“I vant to siphon your gas”
Being that I was not in what appeared to be a vast majority of people who thought Cars was ‘lesser’ Pixar, I can’t say I was too surprised to find I was on the outside of the even bigger group of critics who trashed Cars 2 as a sequel based solely on toy manufacturing profit. Yes, it is totally a cash-grab—I’m not questioning that fact—but alongside this is an attempt to create something the studio has yet to do, an entertaining comedy existing on its own sake without an agenda to warm hearts and teach morality. Those aspects are included, especially feelings of friendship and loyalty, but the ultimate purpose of the new film is to give people a family friendly tale of international espionage full of high-tech gadgetry, extended car chases—well duh, the cast is all cars—and an action flavor devoid of sappy James Taylor songs and wide-eyed sadness necessitating a learning experience and character growth.
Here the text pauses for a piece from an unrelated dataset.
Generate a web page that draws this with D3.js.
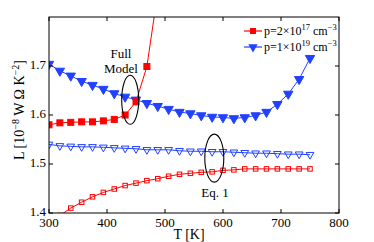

No, Cars 2 is exactly what you’d expect a summer blockbuster sequel to be—mindless entertainment.
I’ll admit, I didn’t think I’d ever describe a Pixar film with those words. I’d almost believe it to be impossible and unworthy of Luxo Jr.’s stamp of approval. But who am I kidding, even with less heart and sentimentality, this film is still more enjoyable compared to what the other studios are doing. Possibly the weakest Pixar to date, it is still on par with good Dreamworks (Shrek, Madagascar, and Kung Fu Panda). Or at least it is to me. It’s not up to snuff with How To Train Your Dragon, it’s definitely not on the level of Up—hell, it isn’t even on the level of Cars—but that doesn’t mean it’s a failure. Full of explosions, exotic and foreign locales, a plethora of familiar guest starring voices, and fantastic production value in the glares and reflections rendered throughout, this is the animated version of a big budget tentpole popcorn flick. So why can’t we treat it as such?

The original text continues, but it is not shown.